## Collected data
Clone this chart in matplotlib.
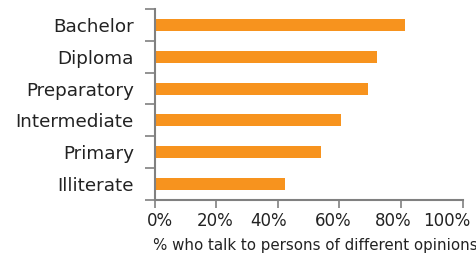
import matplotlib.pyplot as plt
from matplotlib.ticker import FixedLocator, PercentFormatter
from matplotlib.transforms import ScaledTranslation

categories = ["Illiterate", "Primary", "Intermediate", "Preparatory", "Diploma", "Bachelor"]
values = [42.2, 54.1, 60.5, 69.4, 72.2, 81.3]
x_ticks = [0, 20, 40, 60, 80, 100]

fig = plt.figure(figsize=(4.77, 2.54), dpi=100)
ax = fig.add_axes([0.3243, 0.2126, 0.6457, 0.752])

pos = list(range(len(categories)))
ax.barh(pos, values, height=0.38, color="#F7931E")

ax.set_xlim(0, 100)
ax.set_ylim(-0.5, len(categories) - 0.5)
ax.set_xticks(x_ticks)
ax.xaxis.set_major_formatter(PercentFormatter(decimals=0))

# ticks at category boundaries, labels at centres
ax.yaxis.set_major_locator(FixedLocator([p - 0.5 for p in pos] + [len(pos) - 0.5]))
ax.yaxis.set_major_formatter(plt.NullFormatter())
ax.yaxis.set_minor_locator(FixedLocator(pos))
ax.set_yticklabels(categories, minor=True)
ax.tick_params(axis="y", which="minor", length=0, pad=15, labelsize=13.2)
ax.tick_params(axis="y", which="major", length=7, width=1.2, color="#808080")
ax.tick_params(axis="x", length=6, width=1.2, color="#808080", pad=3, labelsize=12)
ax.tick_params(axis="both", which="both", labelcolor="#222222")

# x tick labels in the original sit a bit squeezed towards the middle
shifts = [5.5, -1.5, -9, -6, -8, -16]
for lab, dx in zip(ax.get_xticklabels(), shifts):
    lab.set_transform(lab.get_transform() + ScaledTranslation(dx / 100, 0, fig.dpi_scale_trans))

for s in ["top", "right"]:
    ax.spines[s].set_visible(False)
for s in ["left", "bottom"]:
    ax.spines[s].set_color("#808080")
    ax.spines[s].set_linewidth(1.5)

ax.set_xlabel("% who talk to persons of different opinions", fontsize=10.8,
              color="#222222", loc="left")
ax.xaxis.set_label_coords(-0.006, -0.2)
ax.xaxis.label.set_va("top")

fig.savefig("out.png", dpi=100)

## Aim
Provide solely the number of lines in the data that include the word "matplotlib".

## Written answer
4